Passing round the sad corner of a minaret many vultures
Forgetting the birds of earth disappear to some kingdom beyond Death.
As if some Boitirini or desolated earthly lagoon of Separation
Is moved to weeping – Look to see when in deep blue have merged all those Huns!

In the face of all the changes of the modern world, the poet finds final solace in the knowledge that the world of primordial images cannot be banished. Some hypnotic power of primitive silence holds these images. In the poem Horse, such Stone-Age horses still haunt the “weird dynamo” of this world, pressing the depths of their atmosphere of Silence upon the present:

Odour of the stable floats in in a crowd of night breeze;
The shedding of sad hay sounds from the steel machine;
……
The paraffin lantern is snuffed in the circular stable
Blown by Time’s repose –
Having touched the moonlight of these horses’ Neolithic Silence.

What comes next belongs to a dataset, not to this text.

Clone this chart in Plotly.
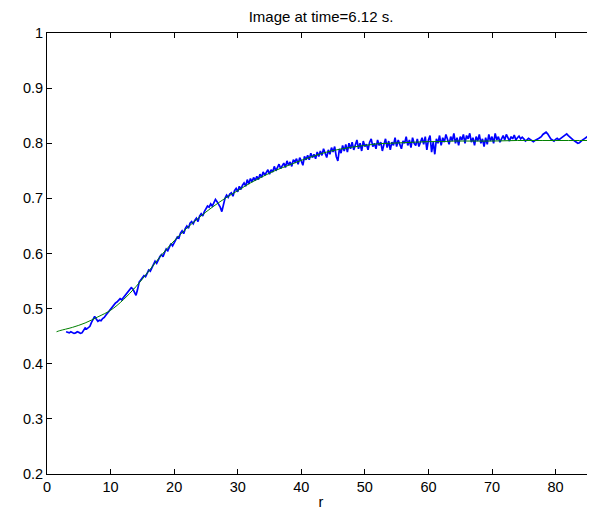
import numpy as np
import plotly.graph_objects as go

# Fitted curve (green)
r_fit = [1.5, 2, 4, 6, 8, 10, 12, 14, 16, 18, 20, 22, 24, 26, 28, 30, 32, 34, 36, 38,
         40, 42, 44, 46, 48, 50, 52, 54, 56, 58, 60, 62, 64, 66, 70, 74, 78, 82, 86.3]
v_fit = [0.458, 0.460, 0.466, 0.474, 0.485, 0.497, 0.516, 0.540, 0.568, 0.597,
         0.623, 0.646, 0.666, 0.684, 0.700, 0.714, 0.728, 0.740, 0.751, 0.760,
         0.769, 0.777, 0.784, 0.789, 0.793, 0.796, 0.799, 0.800, 0.801, 0.802,
         0.803, 0.803, 0.804, 0.804, 0.804, 0.805, 0.805, 0.805, 0.805]

# Measured profile (blue), sampled every 0.25 from r = 3
r_start = 3.0
r_step = 0.25
v_meas = [
    0.458, 0.457, 0.456, 0.458, 0.457, 0.455, 0.456, 0.458,
    0.457, 0.455, 0.456, 0.462, 0.465, 0.463, 0.466, 0.468,
    0.475, 0.482, 0.486, 0.481, 0.477, 0.479, 0.478, 0.482,
    0.484, 0.488, 0.492, 0.495, 0.498, 0.502, 0.506, 0.510,
    0.512, 0.515, 0.518, 0.516, 0.520, 0.522, 0.527, 0.531,
    0.534, 0.538, 0.536, 0.530, 0.524, 0.535, 0.548, 0.552,
    0.556, 0.560, 0.558, 0.566, 0.570, 0.568, 0.574, 0.578,
    0.586, 0.582, 0.590, 0.594, 0.598, 0.594, 0.602, 0.608,
    0.605, 0.612, 0.618, 0.614, 0.620, 0.626, 0.630, 0.628,
    0.637, 0.641, 0.636, 0.645, 0.650, 0.646, 0.655, 0.658,
    0.654, 0.660, 0.664, 0.658, 0.668, 0.672, 0.668, 0.676,
    0.680, 0.686, 0.684, 0.690, 0.686, 0.692, 0.698, 0.694,
    0.690, 0.684, 0.676, 0.690, 0.700, 0.706, 0.702, 0.708,
    0.710, 0.704, 0.714, 0.718, 0.712, 0.722, 0.716, 0.724,
    0.728, 0.722, 0.734, 0.726, 0.736, 0.730, 0.738, 0.732,
    0.740, 0.734, 0.744, 0.738, 0.748, 0.742, 0.746, 0.752,
    0.744, 0.752, 0.748, 0.758, 0.750, 0.756, 0.762, 0.754,
    0.760, 0.764, 0.756, 0.768, 0.760, 0.766, 0.758, 0.770,
    0.766, 0.772, 0.762, 0.774, 0.768, 0.760, 0.776, 0.770,
    0.778, 0.770, 0.782, 0.774, 0.780, 0.772, 0.784, 0.776,
    0.786, 0.778, 0.790, 0.782, 0.774, 0.788, 0.780, 0.792,
    0.784, 0.794, 0.776, 0.768, 0.790, 0.782, 0.796, 0.786,
    0.798, 0.784, 0.800, 0.790, 0.802, 0.788, 0.796, 0.806,
    0.790, 0.800, 0.786, 0.804, 0.794, 0.798, 0.788, 0.802,
    0.808, 0.794, 0.800, 0.790, 0.806, 0.796, 0.802, 0.786,
    0.798, 0.808, 0.792, 0.804, 0.788, 0.802, 0.796, 0.810,
    0.794, 0.806, 0.798, 0.790, 0.804, 0.800, 0.812, 0.796,
    0.806, 0.792, 0.810, 0.800, 0.796, 0.808, 0.794, 0.804,
    0.810, 0.798, 0.812, 0.788, 0.806, 0.814, 0.784, 0.802,
    0.780, 0.808, 0.800, 0.814, 0.796, 0.810, 0.802, 0.816,
    0.806, 0.798, 0.812, 0.804, 0.818, 0.800, 0.810, 0.796,
    0.812, 0.806, 0.816, 0.800, 0.814, 0.808, 0.818, 0.802,
    0.810, 0.796, 0.812, 0.804, 0.816, 0.800, 0.808, 0.794,
    0.810, 0.798, 0.816, 0.804, 0.812, 0.800, 0.818, 0.806,
    0.812, 0.802, 0.808, 0.814, 0.806, 0.816, 0.810, 0.804,
    0.812, 0.808, 0.815, 0.806, 0.810, 0.813, 0.808, 0.811,
    0.808, 0.804, 0.806, 0.809, 0.807, 0.805, 0.803, 0.805,
    0.806, 0.808, 0.810, 0.812, 0.816, 0.818, 0.820, 0.817,
    0.812, 0.808, 0.806, 0.804, 0.807, 0.809, 0.806, 0.808,
    0.810, 0.812, 0.815, 0.817, 0.814, 0.811, 0.808, 0.806,
    0.804, 0.802, 0.800, 0.801, 0.804, 0.806, 0.808, 0.810,
    0.812, 0.811, 0.814, 0.816, 0.815, 0.818, 0.816,
]
r_meas = r_start + r_step * np.arange(len(v_meas))

x_ticks = [0, 10, 20, 30, 40, 50, 60, 70, 80]
y_ticks = [0.2, 0.3, 0.4, 0.5, 0.6, 0.7, 0.8, 0.9, 1]
y_labels = ["0.2", "0.3", "0.4", "0.5", "0.6", "0.7", "0.8", "0.9", "1"]

FONT = "Liberation Sans, Arial, Helvetica, sans-serif"

fig = go.Figure()
fig.add_trace(go.Scatter(x=r_meas, y=v_meas, mode="lines",
                         line=dict(color="rgb(0,0,255)", width=1.7),
                         showlegend=False, hoverinfo="skip"))
fig.add_trace(go.Scatter(x=r_fit, y=v_fit, mode="lines", line_shape="spline",
                         line=dict(color="rgb(0,128,0)", width=1),
                         showlegend=False, hoverinfo="skip"))

# The page body keeps its default 8px margin, so the figure is 8px smaller
fig.update_layout(
    width=587, height=504,
    margin=dict(l=39, r=0, t=25, b=38),
    paper_bgcolor="white", plot_bgcolor="white",
    font=dict(family=FONT, size=14.5, color="black"),
    title=dict(text="Image at time=6.12 s.", x=0.5, xref="paper",
               y=1 - 8.5 / 504, yref="container", yanchor="middle",
               font=dict(family=FONT, size=15, color="black")),
    xaxis=dict(range=[0, 86.2], tickvals=x_ticks, ticks="inside", ticklen=5,
               tickcolor="black", showline=True, linecolor="black", linewidth=1,
               mirror="ticks", showgrid=False, zeroline=False,
               title=dict(text="r", standoff=2, font=dict(size=14.5))),
    yaxis=dict(range=[0.2, 1], tickvals=y_ticks, ticktext=y_labels,
               ticks="inside", ticklen=5, tickcolor="black", showline=True,
               linecolor="black", linewidth=1, mirror=False, showgrid=False,
               zeroline=False),
)

fig.write_html("out.html")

The range of Jibanananda’s poems far exceeds the scope I have outlined in this essay, but my purpose here was only to touch on some important repeating themes and concerns in his work. I believe that in work of this kind, new directions towards the Future Poetry announced by Sri Aurobindo were taken, directions that have added to the store of approaches that might be utilized in the climb to a higher utterance, which yet recognize the range and complexity of consciousness in its engagement with modern existence.